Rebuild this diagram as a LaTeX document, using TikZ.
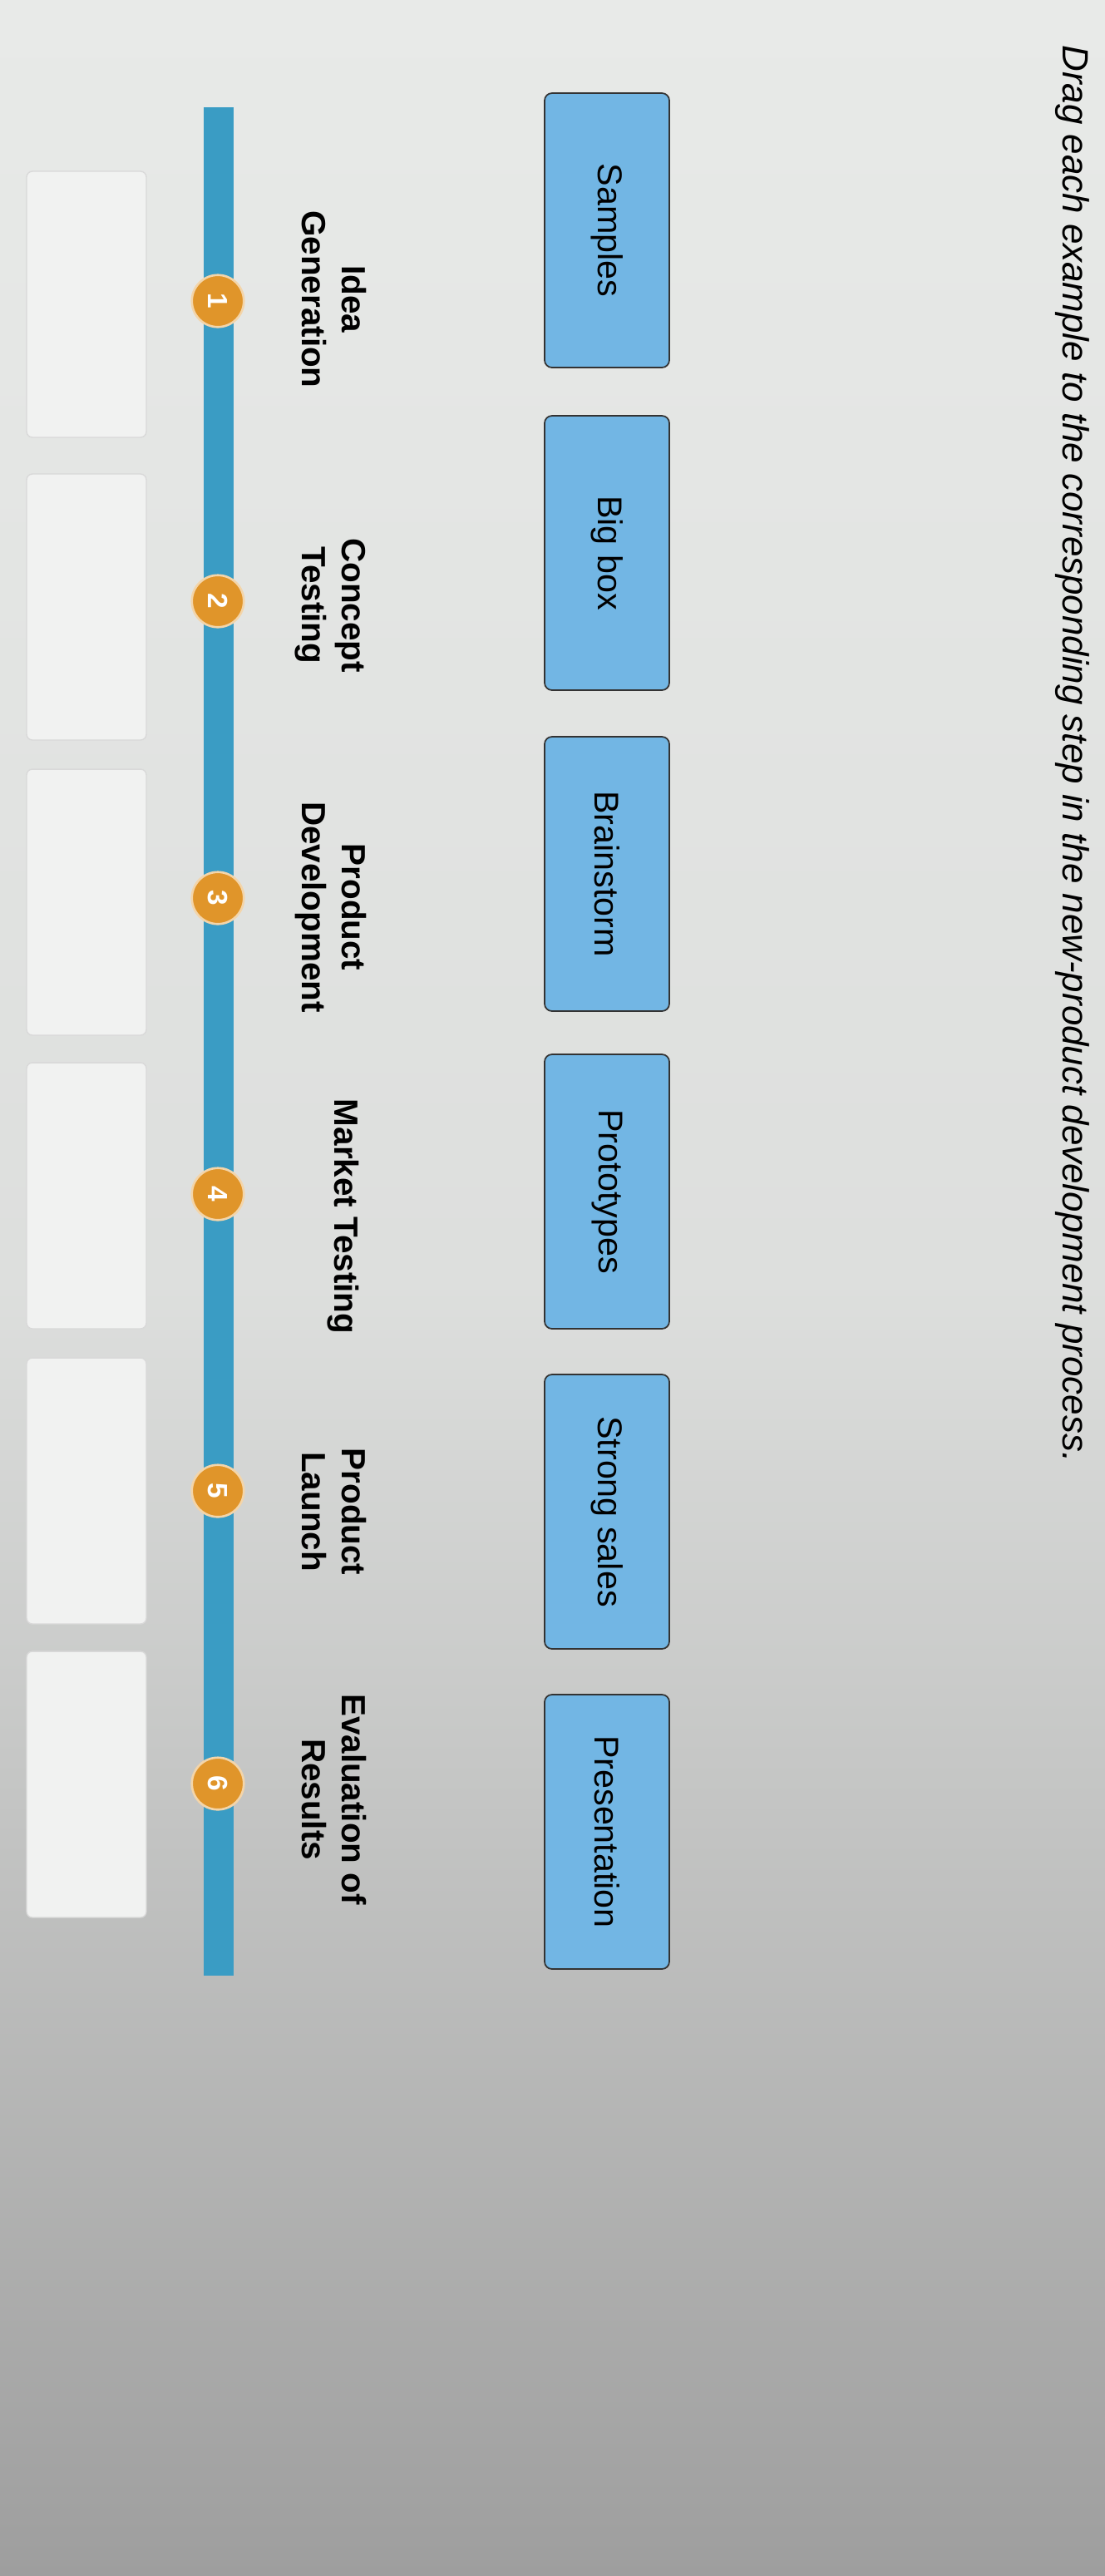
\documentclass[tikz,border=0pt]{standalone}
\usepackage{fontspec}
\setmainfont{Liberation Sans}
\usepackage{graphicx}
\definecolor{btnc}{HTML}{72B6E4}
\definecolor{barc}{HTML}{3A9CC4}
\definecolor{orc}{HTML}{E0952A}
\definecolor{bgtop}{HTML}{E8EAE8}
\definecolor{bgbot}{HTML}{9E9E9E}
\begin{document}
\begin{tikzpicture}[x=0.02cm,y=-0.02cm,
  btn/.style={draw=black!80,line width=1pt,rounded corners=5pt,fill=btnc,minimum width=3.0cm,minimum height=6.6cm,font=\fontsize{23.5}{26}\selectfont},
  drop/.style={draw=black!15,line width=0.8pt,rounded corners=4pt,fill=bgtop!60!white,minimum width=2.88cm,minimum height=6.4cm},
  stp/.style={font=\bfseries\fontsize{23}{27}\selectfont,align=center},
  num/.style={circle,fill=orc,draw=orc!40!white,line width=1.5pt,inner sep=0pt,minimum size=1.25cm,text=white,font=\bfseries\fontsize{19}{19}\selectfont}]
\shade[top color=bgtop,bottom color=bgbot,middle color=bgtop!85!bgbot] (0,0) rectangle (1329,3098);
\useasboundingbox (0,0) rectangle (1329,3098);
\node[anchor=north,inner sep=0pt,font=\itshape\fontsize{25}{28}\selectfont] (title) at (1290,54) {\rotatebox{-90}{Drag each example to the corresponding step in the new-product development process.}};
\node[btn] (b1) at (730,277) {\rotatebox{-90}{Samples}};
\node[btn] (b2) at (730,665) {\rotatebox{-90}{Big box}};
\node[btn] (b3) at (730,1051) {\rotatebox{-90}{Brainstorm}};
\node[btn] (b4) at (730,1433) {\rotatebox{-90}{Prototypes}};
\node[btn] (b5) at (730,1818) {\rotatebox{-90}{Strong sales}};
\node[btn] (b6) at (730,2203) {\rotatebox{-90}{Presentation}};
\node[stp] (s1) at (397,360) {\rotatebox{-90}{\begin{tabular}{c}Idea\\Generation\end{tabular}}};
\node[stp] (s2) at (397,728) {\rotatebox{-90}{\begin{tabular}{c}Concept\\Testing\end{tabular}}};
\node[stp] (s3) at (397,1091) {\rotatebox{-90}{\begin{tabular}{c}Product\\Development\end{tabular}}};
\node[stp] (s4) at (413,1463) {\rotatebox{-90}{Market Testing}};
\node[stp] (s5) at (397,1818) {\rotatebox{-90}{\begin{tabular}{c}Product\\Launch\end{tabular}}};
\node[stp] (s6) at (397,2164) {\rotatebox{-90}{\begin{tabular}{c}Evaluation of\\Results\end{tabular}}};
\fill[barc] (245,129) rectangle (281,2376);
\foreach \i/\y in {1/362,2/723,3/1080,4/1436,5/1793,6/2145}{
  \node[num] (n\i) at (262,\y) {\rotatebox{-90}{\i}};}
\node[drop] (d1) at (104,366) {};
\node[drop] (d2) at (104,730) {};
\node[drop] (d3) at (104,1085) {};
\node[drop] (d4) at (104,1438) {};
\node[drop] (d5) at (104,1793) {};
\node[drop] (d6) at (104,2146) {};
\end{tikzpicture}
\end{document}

• **WHAT IS BEING ASKED**: Keep every word of the data as it is when you write it out, but drop the pictures.

• **ANSWER IN FULL**:
Rebuild this diagram as a LaTeX document, using TikZ.
\documentclass[tikz,border=0pt]{standalone}
\usepackage{fontspec}
\setmainfont{Liberation Sans}
\usepackage{graphicx}
\definecolor{btnc}{HTML}{72B6E4}
\definecolor{barc}{HTML}{3A9CC4}
\definecolor{orc}{HTML}{E0952A}
\definecolor{bgtop}{HTML}{E8EAE8}
\definecolor{bgbot}{HTML}{9E9E9E}
\begin{document}
\begin{tikzpicture}[x=0.02cm,y=-0.02cm,
  btn/.style={draw=black!80,line width=1pt,rounded corners=5pt,fill=btnc,minimum width=3.0cm,minimum height=6.6cm,font=\fontsize{23.5}{26}\selectfont},
  drop/.style={draw=black!15,line width=0.8pt,rounded corners=4pt,fill=bgtop!60!white,minimum width=2.88cm,minimum height=6.4cm},
  stp/.style={font=\bfseries\fontsize{23}{27}\selectfont,align=center},
  num/.style={circle,fill=orc,draw=orc!40!white,line width=1.5pt,inner sep=0pt,minimum size=1.25cm,text=white,font=\bfseries\fontsize{19}{19}\selectfont}]
\shade[top color=bgtop,bottom color=bgbot,middle color=bgtop!85!bgbot] (0,0) rectangle (1329,3098);
\useasboundingbox (0,0) rectangle (1329,3098);
\node[anchor=north,inner sep=0pt,font=\itshape\fontsize{25}{28}\selectfont] (title) at (1290,54) {\rotatebox{-90}{Drag each example to the corresponding step in the new-product development process.}};
\node[btn] (b1) at (730,277) {\rotatebox{-90}{Samples}};
\node[btn] (b2) at (730,665) {\rotatebox{-90}{Big box}};
\node[btn] (b3) at (730,1051) {\rotatebox{-90}{Brainstorm}};
\node[btn] (b4) at (730,1433) {\rotatebox{-90}{Prototypes}};
\node[btn] (b5) at (730,1818) {\rotatebox{-90}{Strong sales}};
\node[btn] (b6) at (730,2203) {\rotatebox{-90}{Presentation}};
\node[stp] (s1) at (397,360) {\rotatebox{-90}{\begin{tabular}{c}Idea\\Generation\end{tabular}}};
\node[stp] (s2) at (397,728) {\rotatebox{-90}{\begin{tabular}{c}Concept\\Testing\end{tabular}}};
\node[stp] (s3) at (397,1091) {\rotatebox{-90}{\begin{tabular}{c}Product\\Development\end{tabular}}};
\node[stp] (s4) at (413,1463) {\rotatebox{-90}{Market Testing}};
\node[stp] (s5) at (397,1818) {\rotatebox{-90}{\begin{tabular}{c}Product\\Launch\end{tabular}}};
\node[stp] (s6) at (397,2164) {\rotatebox{-90}{\begin{tabular}{c}Evaluation of\\Results\end{tabular}}};
\fill[barc] (245,129) rectangle (281,2376);
\foreach \i/\y in {1/362,2/723,3/1080,4/1436,5/1793,6/2145}{
  \node[num] (n\i) at (262,\y) {\rotatebox{-90}{\i}};}
\node[drop] (d1) at (104,366) {};
\node[drop] (d2) at (104,730) {};
\node[drop] (d3) at (104,1085) {};
\node[drop] (d4) at (104,1438) {};
\node[drop] (d5) at (104,1793) {};
\node[drop] (d6) at (104,2146) {};
\end{tikzpicture}
\end{document}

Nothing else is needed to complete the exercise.